Work required → Search the records below for the word "this" and show every line where it occurs.

───── Data extract

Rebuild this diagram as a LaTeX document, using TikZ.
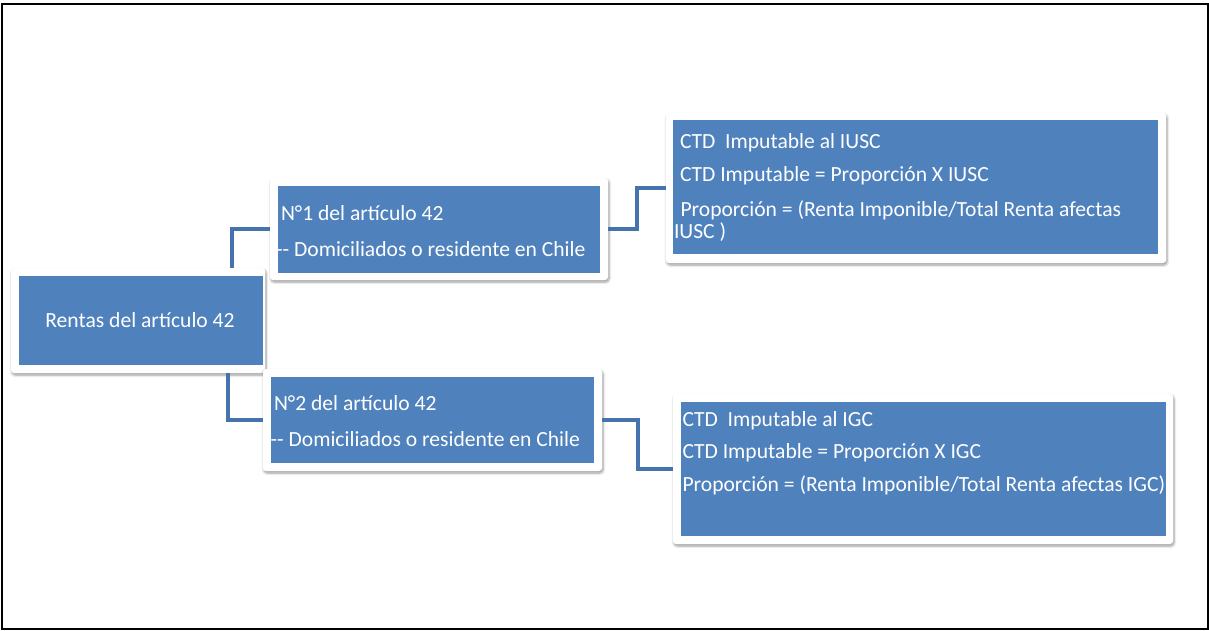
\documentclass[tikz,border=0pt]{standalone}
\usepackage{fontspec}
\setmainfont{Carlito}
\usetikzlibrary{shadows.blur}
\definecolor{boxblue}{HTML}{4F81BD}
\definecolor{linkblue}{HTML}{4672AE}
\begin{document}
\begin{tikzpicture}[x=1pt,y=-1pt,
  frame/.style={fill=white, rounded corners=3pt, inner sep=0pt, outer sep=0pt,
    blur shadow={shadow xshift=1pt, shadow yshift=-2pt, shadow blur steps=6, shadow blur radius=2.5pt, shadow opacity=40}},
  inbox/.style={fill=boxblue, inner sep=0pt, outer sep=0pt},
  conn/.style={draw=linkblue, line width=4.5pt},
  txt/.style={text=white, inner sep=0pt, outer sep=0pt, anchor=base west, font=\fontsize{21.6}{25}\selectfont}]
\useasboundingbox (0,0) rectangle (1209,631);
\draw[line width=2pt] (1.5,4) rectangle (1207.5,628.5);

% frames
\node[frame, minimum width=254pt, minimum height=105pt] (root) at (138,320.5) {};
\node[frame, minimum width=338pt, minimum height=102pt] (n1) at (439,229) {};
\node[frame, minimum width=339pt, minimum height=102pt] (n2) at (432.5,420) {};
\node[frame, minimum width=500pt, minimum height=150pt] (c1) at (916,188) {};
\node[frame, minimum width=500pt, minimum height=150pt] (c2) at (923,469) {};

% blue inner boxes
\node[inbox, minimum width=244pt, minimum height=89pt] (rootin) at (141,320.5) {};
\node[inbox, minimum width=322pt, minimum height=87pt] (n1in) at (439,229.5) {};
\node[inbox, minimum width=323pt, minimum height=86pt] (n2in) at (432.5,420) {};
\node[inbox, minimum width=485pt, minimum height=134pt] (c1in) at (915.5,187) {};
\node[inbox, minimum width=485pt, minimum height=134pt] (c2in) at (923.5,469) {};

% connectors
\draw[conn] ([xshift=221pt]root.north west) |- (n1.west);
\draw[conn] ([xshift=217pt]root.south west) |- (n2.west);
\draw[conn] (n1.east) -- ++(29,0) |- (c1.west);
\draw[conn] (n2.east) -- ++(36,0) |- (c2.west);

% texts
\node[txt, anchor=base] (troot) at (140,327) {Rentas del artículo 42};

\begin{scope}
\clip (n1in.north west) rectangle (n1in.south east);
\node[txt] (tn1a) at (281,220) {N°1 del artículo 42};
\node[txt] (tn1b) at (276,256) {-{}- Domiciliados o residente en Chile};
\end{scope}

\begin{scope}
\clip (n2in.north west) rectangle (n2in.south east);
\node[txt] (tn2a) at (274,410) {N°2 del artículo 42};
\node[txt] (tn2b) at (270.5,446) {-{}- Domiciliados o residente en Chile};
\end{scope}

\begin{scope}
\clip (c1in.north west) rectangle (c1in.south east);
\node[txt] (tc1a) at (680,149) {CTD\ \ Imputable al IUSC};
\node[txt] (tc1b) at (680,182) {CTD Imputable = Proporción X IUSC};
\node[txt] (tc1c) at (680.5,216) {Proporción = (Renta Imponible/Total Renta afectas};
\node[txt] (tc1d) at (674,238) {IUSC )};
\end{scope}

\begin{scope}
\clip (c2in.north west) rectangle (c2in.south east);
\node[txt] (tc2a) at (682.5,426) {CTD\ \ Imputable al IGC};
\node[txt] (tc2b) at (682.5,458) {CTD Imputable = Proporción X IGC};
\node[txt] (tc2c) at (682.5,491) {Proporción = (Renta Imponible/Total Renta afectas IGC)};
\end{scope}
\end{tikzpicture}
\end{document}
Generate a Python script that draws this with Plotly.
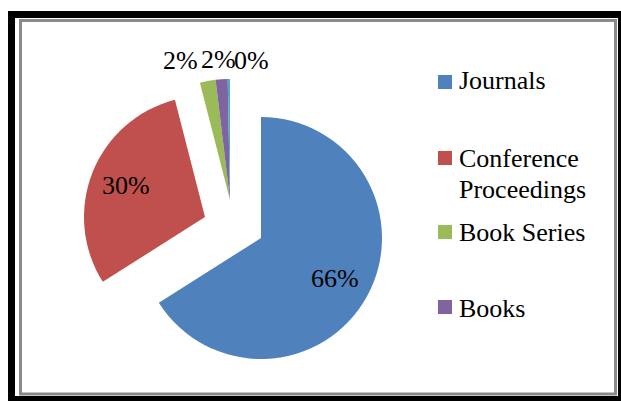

──────────

Written solution →
Rebuild this diagram as a LaTeX document, using TikZ.
Generate a Python script that draws this with Plotly.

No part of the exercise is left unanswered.